### YOUR OBJECTIVE
Leaving out every picture, copy the lines of the data exactly, from the first through the line containing "from matplotlib import font_manager".

### RECORDED DATA
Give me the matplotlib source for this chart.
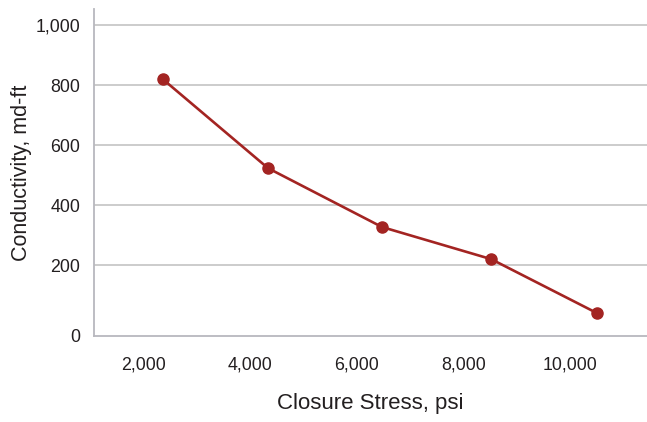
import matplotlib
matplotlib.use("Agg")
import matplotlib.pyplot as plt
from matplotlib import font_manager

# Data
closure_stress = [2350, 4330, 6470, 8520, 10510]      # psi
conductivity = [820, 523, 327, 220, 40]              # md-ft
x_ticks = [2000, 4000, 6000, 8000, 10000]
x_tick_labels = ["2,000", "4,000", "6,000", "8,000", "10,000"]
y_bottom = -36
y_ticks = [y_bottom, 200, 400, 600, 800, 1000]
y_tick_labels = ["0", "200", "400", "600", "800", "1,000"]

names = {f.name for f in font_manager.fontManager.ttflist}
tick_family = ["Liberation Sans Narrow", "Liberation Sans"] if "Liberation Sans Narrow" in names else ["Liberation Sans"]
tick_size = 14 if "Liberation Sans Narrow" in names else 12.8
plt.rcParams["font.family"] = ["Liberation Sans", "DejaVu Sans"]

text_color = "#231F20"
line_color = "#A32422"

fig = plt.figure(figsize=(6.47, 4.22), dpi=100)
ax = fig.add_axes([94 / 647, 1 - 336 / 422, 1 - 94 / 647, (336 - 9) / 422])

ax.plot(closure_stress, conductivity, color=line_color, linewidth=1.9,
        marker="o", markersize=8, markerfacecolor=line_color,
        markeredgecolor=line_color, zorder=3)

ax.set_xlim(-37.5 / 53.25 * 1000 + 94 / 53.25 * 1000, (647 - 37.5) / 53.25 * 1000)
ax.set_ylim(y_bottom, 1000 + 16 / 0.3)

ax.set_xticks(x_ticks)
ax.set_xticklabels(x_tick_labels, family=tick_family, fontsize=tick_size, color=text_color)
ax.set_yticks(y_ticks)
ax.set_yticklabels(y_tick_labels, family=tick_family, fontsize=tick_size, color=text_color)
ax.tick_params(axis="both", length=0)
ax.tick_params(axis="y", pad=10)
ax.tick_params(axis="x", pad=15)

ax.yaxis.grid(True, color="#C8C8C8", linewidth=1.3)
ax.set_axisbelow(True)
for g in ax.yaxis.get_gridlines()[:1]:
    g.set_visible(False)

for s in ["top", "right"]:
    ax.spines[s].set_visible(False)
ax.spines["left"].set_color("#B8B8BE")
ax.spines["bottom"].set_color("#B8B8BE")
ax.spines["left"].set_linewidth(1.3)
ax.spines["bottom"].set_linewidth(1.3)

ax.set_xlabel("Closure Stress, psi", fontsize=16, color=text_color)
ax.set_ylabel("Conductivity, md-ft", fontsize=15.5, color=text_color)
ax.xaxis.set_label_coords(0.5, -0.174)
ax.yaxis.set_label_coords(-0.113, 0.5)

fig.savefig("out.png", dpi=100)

### WRITTEN ANSWER
Give me the matplotlib source for this chart.
import matplotlib
matplotlib.use("Agg")
import matplotlib.pyplot as plt
from matplotlib import font_manager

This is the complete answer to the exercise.